The qualifying for Chevrolet Sports Car Classic in Detroit has started at 5:10PM with GT Daytona cars rolling on the track. Dion Von Moltke took the early lead in his rebuilt Audi R8 LMS with 1:36.770. He was followed by Patrick Lindsey, Ben Keating and Christina Nielsen. Von Moltke improved his time to 1:33.591 and then 1:34.112, increasing his lead over Nielsen who did 1:34.338. Just as Ben Keating jumped to second with 1:34.261, the race was red flagged when Michael Marsal hit the tires with his BMW Z4. After the time ran out during the red flag period, Von Moltke was on the pole, followed by Ben Keating, Christina Nielsen, Patrick Lindsey and Ian James in top five.

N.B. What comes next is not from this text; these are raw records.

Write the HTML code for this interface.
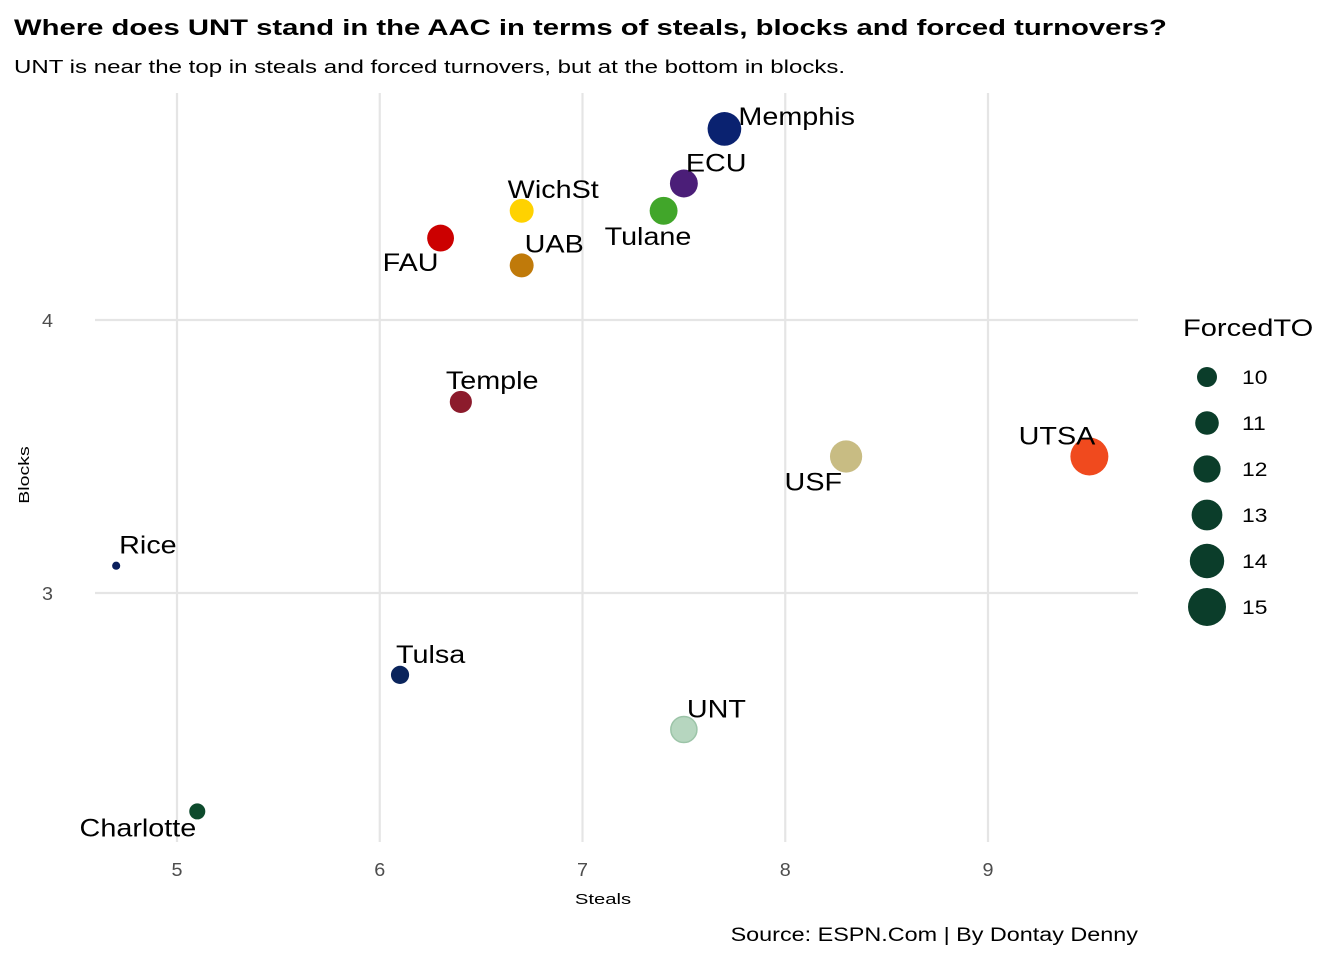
<!DOCTYPE html>
<html><head><meta charset="utf-8"><style>
body{margin:0;background:#fff;font-family:"Liberation Sans",Arial,sans-serif}
</style></head><body>
<svg width="1344" height="960" xmlns="http://www.w3.org/2000/svg" font-family="Liberation Sans, Arial, sans-serif">
<text class="st" data-f="1.3" x="14" y="35" font-size="22.5" font-weight="bold" fill="#000">Where does UNT stand in the AAC in terms of steals, blocks and forced turnovers?</text>
<text class="st" data-f="1.3" x="14" y="73" font-size="18.5" fill="#000">UNT is near the top in steals and forced turnovers, but at the bottom in blocks.</text>
<g id="grid"></g><g id="axes"></g><g id="pts"></g><g id="legend"></g>
<text class="st" data-f="1.3" x="29" y="475" font-size="15" fill="#000" text-anchor="middle" transform="rotate(-90 29 475)">Blocks</text>
<text class="st" data-f="1.35" x="603" y="904" font-size="15" fill="#000" text-anchor="middle">Steals</text>
<text class="st" data-f="1.23" x="1138" y="941" font-size="19" fill="#000" text-anchor="end">Source: ESPN.Com | By Dontay Denny</text>
</svg>
<script>
const teams=["Memphis","ECU","WichSt","Tulane","FAU","UAB","Temple","USF","UTSA","Rice","Tulsa","UNT","Charlotte"];
const steals=[7.7,7.5,6.7,7.4,6.3,6.7,6.4,8.3,9.5,4.7,6.1,7.5,5.1];
const blocks=[4.7,4.5,4.4,4.4,4.3,4.2,3.7,3.5,3.5,3.1,2.7,2.5,2.2];
const forcedTO=[13.8,12.2,11.1,12.2,11.9,11.1,10.6,13.4,15,6.7,9.5,11.7,8.9];
const colors=["#0a2270","#4b1e78","#ffd200","#41a62a","#cc0000","#c07a0a","#8c1b2c","#c8bc83","#f04a1e","#0a1f5c","#0a245c","#b6d6bf","#0d4a2c"];
const labelOff=[[14,-4,"start"],[2,-12,"start"],[-14,-13,"start"],[-59,34,"start"],[-2,33,"end"],[3,-13,"start"],[-15,-13,"start"],[-4,34,"end"],[6,-12,"end"],[3,-12,"start"],[-4,-12,"start"],[3,-12,"start"],[-1,25,"end"]];
const xTicks=[5,6,7,8,9];
const yTicks=[3,4];
const legendVals=[10,11,12,13,14,15];
const X=v=>177+(v-5)*202.75;
const Y=v=>320-(v-4)*273;
const R=v=>Math.max(3.5,10+(v-10)*1.8);
const NS="http://www.w3.org/2000/svg";
function mk(t,a,p){const e=document.createElementNS(NS,t);for(const k in a)e.setAttribute(k,a[k]);p.appendChild(e);return e;}
const grid=document.getElementById('grid'),axes=document.getElementById('axes'),pts=document.getElementById('pts'),lg=document.getElementById('legend');
xTicks.forEach(v=>{
 const l=mk('line',{x1:X(v),x2:X(v),y1:93,y2:842,stroke:'#e5e5e5','stroke-width':2.2},grid);
 
 
 const t=mk('text',{x:X(v),y:876,'font-size':18,fill:'#4d4d4d','text-anchor':'middle',class:'st','data-f':'1.1'},axes);t.textContent=v;
 
 
});
yTicks.forEach(v=>{
 const l=mk('line',{x1:95,x2:1138,y1:Y(v),y2:Y(v),stroke:'#e5e5e5','stroke-width':2.2},grid);
 
 
 const t=mk('text',{x:53,y:Y(v)+7,'font-size':18,fill:'#4d4d4d','text-anchor':'end',class:'st','data-f':'1.1'},axes);t.textContent=v;
 
 
});
teams.forEach((n,i)=>{
 const cx=X(steals[i]),cy=Y(blocks[i]);
 const c=mk('circle',{cx:cx,cy:cy,r:R(forcedTO[i]),fill:colors[i]},pts);
 if(n==="UNT"){c.setAttribute('stroke','#9cc4a8');c.setAttribute('stroke-width',1.5);}
 
 
 const o=labelOff[i];
 const t=mk('text',{x:cx+o[0],y:cy+o[1],'font-size':25,fill:'#000','text-anchor':o[2],class:'st','data-f':'1.15'},pts);t.textContent=n;
 
 
});
const lt=mk('text',{x:1183,y:336,'font-size':24,fill:'#000',class:'st','data-f':'1.21'},lg);lt.textContent="ForcedTO";


legendVals.forEach((v,i)=>{
 const y=377+i*46;
 const c=mk('circle',{cx:1207,cy:y,r:R(v),fill:'#0b3d2a'},lg);
 
 
 const t=mk('text',{x:1242,y:y+7,'font-size':19,fill:'#000',class:'st','data-f':'1.2'},lg);t.textContent=v;
 
 
});
document.querySelectorAll('.st').forEach(t=>{
 const f=parseFloat(t.getAttribute('data-f'));
 const w=t.getComputedTextLength();
 t.setAttribute('textLength',(w*f).toFixed(1));
 t.setAttribute('lengthAdjust','spacingAndGlyphs');
});
</script>
</body></html>
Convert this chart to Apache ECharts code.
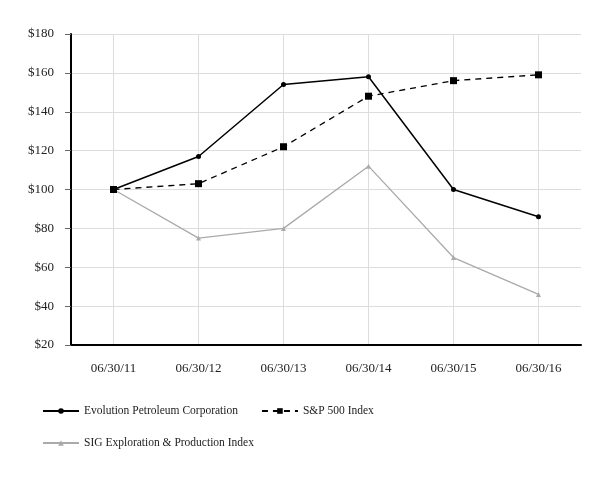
<!DOCTYPE html>
<html><head><meta charset="utf-8">
<script src="https://cdn.jsdelivr.net/npm/echarts@6/dist/echarts.min.js"></script>
<style>html,body{margin:0;padding:0;background:#fff}#c{width:613px;height:480px}</style>
</head><body><div id="c"></div>
<script>
const categories = ['06/30/11','06/30/12','06/30/13','06/30/14','06/30/15','06/30/16'];
const evolution = [100, 117, 154, 158, 100, 86];
const sp500 = [100, 103, 122, 148, 156, 159];
const sig = [100, 75, 80, 112, 65, 46];
const yMin = 20, yMax = 180, yStep = 20;

const font = 'Liberation Serif';
const chart = echarts.init(document.getElementById('c'));
const legendText = {fontFamily: font, fontSize: 11.5, color: '#222'};
chart.setOption({
  animation: false,
  textStyle: {fontFamily: font},
  grid: {left: 71, right: 32, top: 34, bottom: 135},
  legend: [
    {left: 37, top: 400, itemWidth: 36, itemHeight: 7, itemGap: 23,
     textStyle: legendText,
     data: ['Evolution Petroleum Corporation', 'S&P 500 Index']},
    {left: 37, top: 432, itemWidth: 36, itemHeight: 7,
     textStyle: legendText,
     data: ['SIG Exploration & Production Index']}
  ],
  xAxis: {
    type: 'category', data: categories, boundaryGap: true,
    axisLine: {lineStyle: {color: '#000', width: 2}},
    axisTick: {alignWithLabel: true, length: 5, lineStyle: {color: '#666'}},
    axisLabel: {margin: 17, fontFamily: font, fontSize: 13, color: '#222'},
    splitLine: {show: false}
  },
  yAxis: {
    type: 'value', min: yMin, max: yMax, interval: yStep,
    axisLine: {show: true, lineStyle: {color: '#000', width: 2}},
    axisTick: {show: true, length: 6, lineStyle: {color: '#666'}},
    axisLabel: {margin: 17, fontFamily: font, fontSize: 13, color: '#222', formatter: v => '$' + v},
    splitLine: {lineStyle: {color: '#ddd', width: 1}}
  },
  series: [
    {name: 'vgrid', type: 'line', data: [], z: 0, silent: true,
     markLine: {silent: true, z: 0, symbol: 'none', label: {show: false},
       lineStyle: {color: '#ddd', width: 1, type: 'solid'},
       data: categories.map(c => ({xAxis: c}))}},
    {name: 'SIG Exploration & Production Index', type: 'line', data: sig, z: 3,
     symbol: 'triangle', symbolSize: 5,
     lineStyle: {color: '#aaa', width: 1.3},
     itemStyle: {color: '#aaa', borderWidth: 0, borderType: 'solid'}},
    {name: 'S&P 500 Index', type: 'line', data: sp500, z: 4,
     symbol: 'rect', symbolSize: 7,
     lineStyle: {color: '#000', width: 1.3, type: [6, 5]},
     itemStyle: {color: '#000', borderWidth: 0, borderType: 'solid'}},
    {name: 'Evolution Petroleum Corporation', type: 'line', data: evolution, z: 5,
     symbol: 'circle', symbolSize: 5,
     lineStyle: {color: '#000', width: 1.5},
     itemStyle: {color: '#000', borderWidth: 0, borderType: 'solid'}}
  ]
});
</script></body></html>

Madison Snow was on sixth in front of Bill Sweedler, John Potter, Cooper MacNeil and Michael Marsal.

Chris Cumming was the first to take the lead in Prototype Challenge class by doing 1:34.119 and he soon improved his time to 1:31.926 and later to 1:29.958. James French followed him with 1:32.728, but Mirco Schultis did 1:32.530 and jumped to second. French returned with 1:31.909. Mike Guasch was also in the game with 1:31.787. Cumming improved again by doing 1:29.615 and French was in the second position with 1:30.300. In the last moments of the session, James French did 1:29.317 and won the PC pole position, just 0.004 ahead of Chris Cumming. Mirco Schultis was on third and was followed by Mike Guasch, Jon Bennett and Mikhail Goikhberg.

The Prototype cars were the last to enter the track and Christian Fittipaldi was the first to take the lead with 1:29.001 and he improved to 1:26.853. Lap after lap, Fittipaldi was improving his time, but Ricky Taylor was briefly in the lead with 1:25.373, but was eventually overtaken by Fittipaldi with 1:25.215. However, Ricky Taylor claimed the lead again with 1:24.868, which was the new track record until Fittipaldi did 1:24.746. In the last lap, lapped the track in 1:24.749, just 0.003 slower than his fastest time. Ricky Taylor was on the second, followed by Michael Valiante, Scott Pruett, Eric Curran and John Pew.